Extract word for word the lines of the listing from its start to the line holding "var fontSize = 49;", both ends kept; pictures are not part of the copy.
+++ Recorded information +++
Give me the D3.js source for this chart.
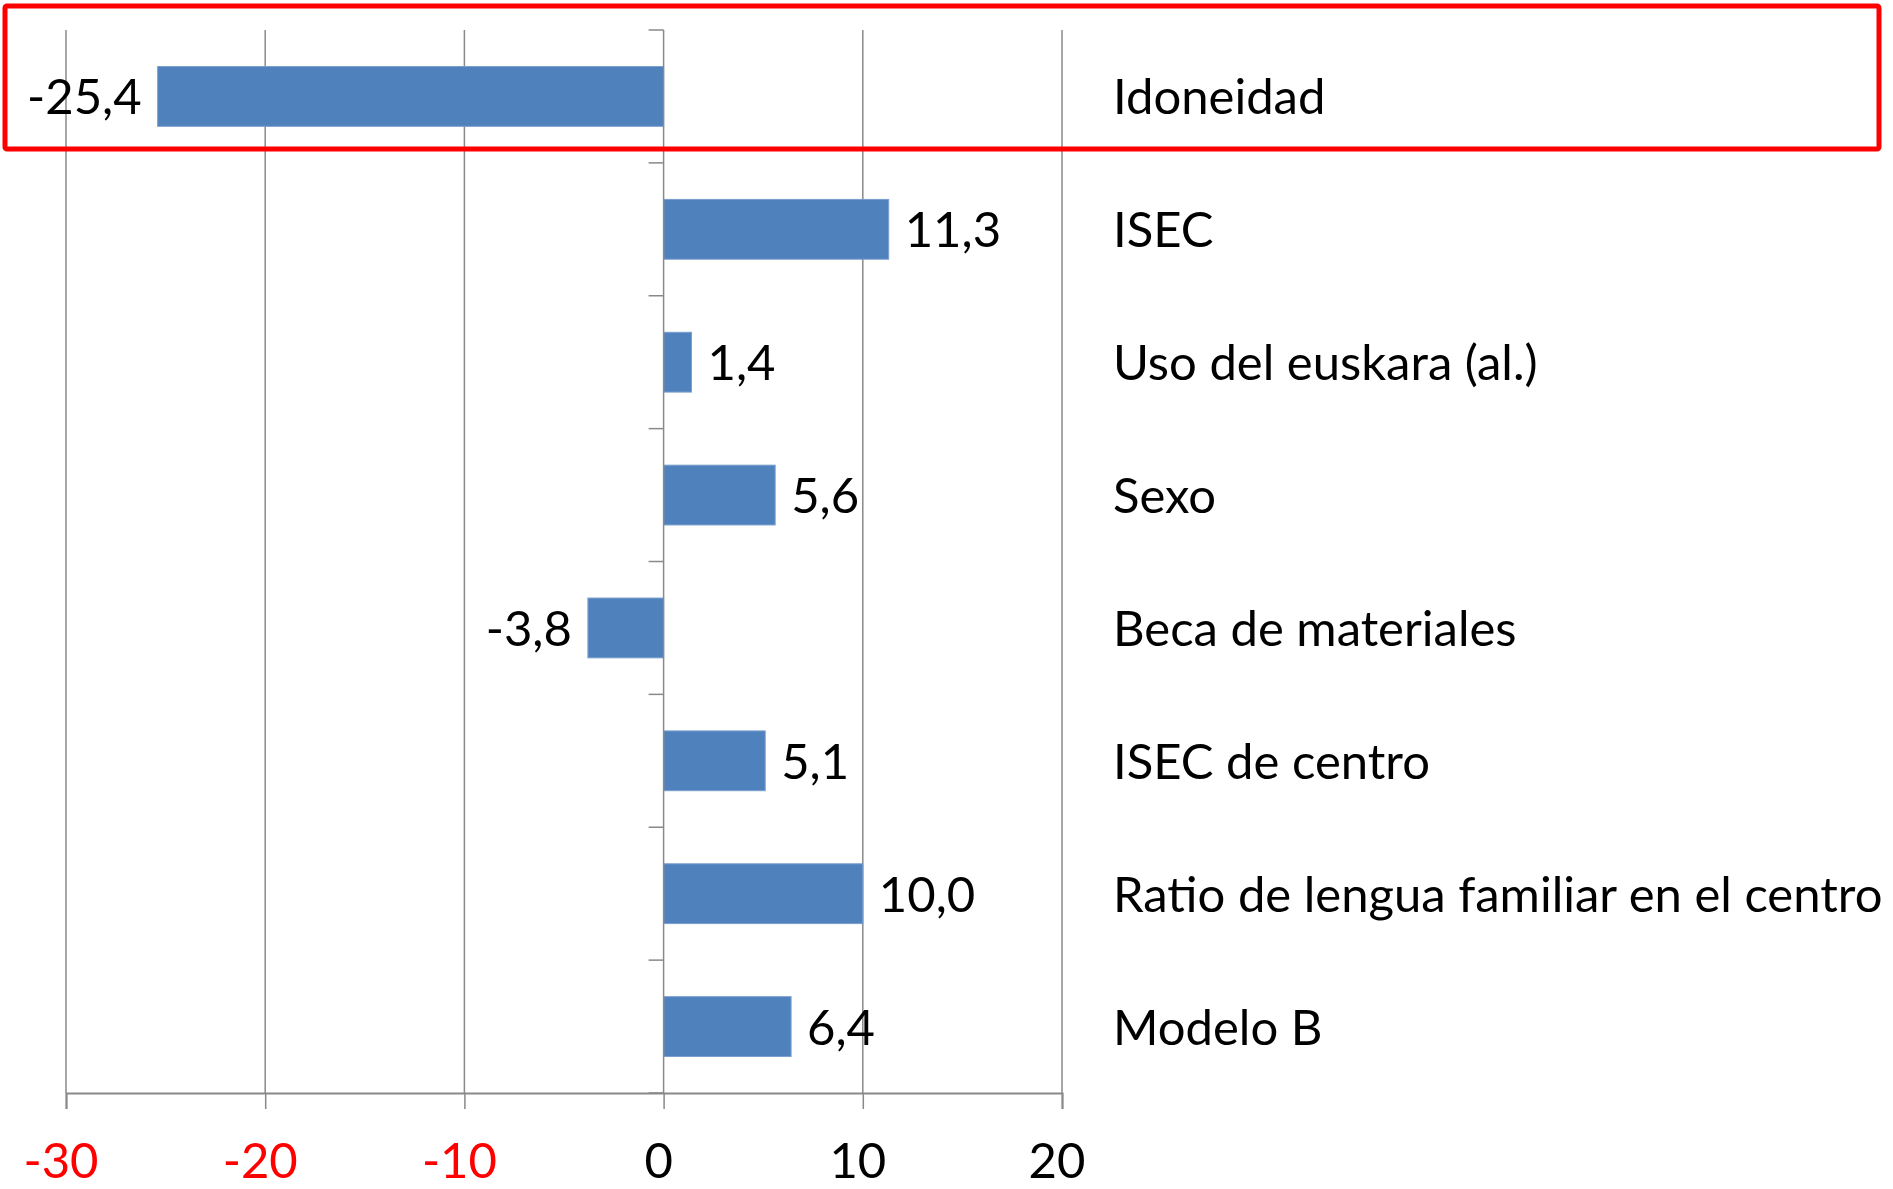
<!DOCTYPE html>
<html>
<head>
<meta charset="utf-8">
<script src="https://cdn.jsdelivr.net/npm/d3@7"></script>
<style>
  body { margin: 0; background: #fff; }
  svg { display: block; }
  text { font-family: Lato, "Open Sans", sans-serif; }
</style>
</head>
<body>
<svg width="1893" height="1189"></svg>
<script>

var categories = ["Idoneidad", "ISEC", "Uso del euskara (al.)", "Sexo", "Beca de materiales",
  "ISEC de centro", "Ratio de lengua familiar en el centro", "Modelo B"];
var values = [-25.4, 11.3, 1.4, 5.6, -3.8, 5.1, 10.0, 6.4];
var xTicks = [-30, -20, -10, 0, 10, 20];

var svg = d3.select("svg"),
  width = +svg.attr("width"),
  height = +svg.attr("height");

var gridColor = "#898989";
var fontSize = 49;

var x = d3.scaleLinear().domain([-30, 20]).range([66, 1062]);
var y = d3.scaleBand().domain(categories).range([30, 1093]).paddingInner(0.55).paddingOuter(0.275);
var band = d3.scaleBand().domain(categories).range([30, 1093]);

// vertical gridlines
svg.append("g")
  .selectAll("line")
  .data(xTicks.filter(function(d) { return d != 0; }))
  .enter().append("line")
  .attr("x1", function(d) { return x(d); })
  .attr("x2", function(d) { return x(d); })
  .attr("y1", 30)
  .attr("y2", 1093)
  .attr("stroke", gridColor)
  .attr("stroke-width", 1.5);

// bars
svg.append("g")
  .selectAll("rect")
  .data(values)
  .enter().append("rect")
  .attr("x", function(d) { return x(Math.min(0, d)); })
  .attr("width", function(d) { return Math.abs(x(d) - x(0)); })
  .attr("y", function(d, i) { return y(categories[i]); })
  .attr("height", y.bandwidth())
  .attr("fill", "#4F81BD")
  .attr("stroke", "#7a9fd0")
  .attr("stroke-width", 1);

// bottom axis
var xAxis = d3.axisBottom(x).tickValues(xTicks).tickSize(16).tickFormat("");
var gx = svg.append("g").attr("transform", "translate(0,1093)").call(xAxis);
gx.select(".domain").attr("stroke", gridColor).attr("stroke-width", 2);
gx.selectAll(".tick line").attr("stroke", gridColor).attr("stroke-width", 1.5);

svg.append("g")
  .selectAll("text")
  .data(xTicks)
  .enter().append("text")
  .attr("x", function(d) { return x(d) - 5; })
  .attr("y", 1178)
  .attr("text-anchor", "middle")
  .attr("font-size", fontSize)
  .attr("fill", function(d) { return d < 0 ? "#ff0000" : "#000"; })
  .text(function(d) { return d; });

// vertical axis at zero with category ticks
svg.append("line")
  .attr("x1", x(0)).attr("x2", x(0))
  .attr("y1", 30).attr("y2", 1093)
  .attr("stroke", gridColor).attr("stroke-width", 1.5);

var bounds = categories.map(function(c) { return band(c); }).concat([1093]);
svg.append("g")
  .selectAll("line")
  .data(bounds)
  .enter().append("line")
  .attr("x1", x(0) - 15).attr("x2", x(0))
  .attr("y1", function(d) { return d; })
  .attr("y2", function(d) { return d; })
  .attr("stroke", gridColor).attr("stroke-width", 1.5);

// value labels
svg.append("g")
  .selectAll("text")
  .data(values)
  .enter().append("text")
  .attr("x", function(d) { return d < 0 ? x(d) - 16 : x(d) + 16; })
  .attr("y", function(d, i) { return band(categories[i]) + band.bandwidth() / 2 + 18; })
  .attr("text-anchor", function(d) { return d < 0 ? "end" : "start"; })
  .attr("font-size", fontSize)
  .text(function(d) { return d3.format(".1f")(d).replace("−", "-").replace(".", ","); });

// category labels
svg.append("g")
  .selectAll("text")
  .data(categories)
  .enter().append("text")
  .attr("x", 1113)
  .attr("y", function(d) { return band(d) + band.bandwidth() / 2 + 18; })
  .attr("font-size", fontSize)
  .text(function(d) { return d; });

// highlight box
svg.append("rect")
  .attr("x", 5).attr("y", 6)
  .attr("width", 1874).attr("height", 143)
  .attr("rx", 2)
  .attr("fill", "none")
  .attr("stroke", "#ff0000")
  .attr("stroke-width", 5);

</script>
</body>
</html>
+++
### Solution for this task
Give me the D3.js source for this chart.
<!DOCTYPE html>
<html>
<head>
<meta charset="utf-8">
<script src="https://cdn.jsdelivr.net/npm/d3@7"></script>
<style>
  body { margin: 0; background: #fff; }
  svg { display: block; }
  text { font-family: Lato, "Open Sans", sans-serif; }
</style>
</head>
<body>
<svg width="1893" height="1189"></svg>
<script>

var categories = ["Idoneidad", "ISEC", "Uso del euskara (al.)", "Sexo", "Beca de materiales",
  "ISEC de centro", "Ratio de lengua familiar en el centro", "Modelo B"];
var values = [-25.4, 11.3, 1.4, 5.6, -3.8, 5.1, 10.0, 6.4];
var xTicks = [-30, -20, -10, 0, 10, 20];

var svg = d3.select("svg"),
  width = +svg.attr("width"),
  height = +svg.attr("height");

var gridColor = "#898989";
var fontSize = 49;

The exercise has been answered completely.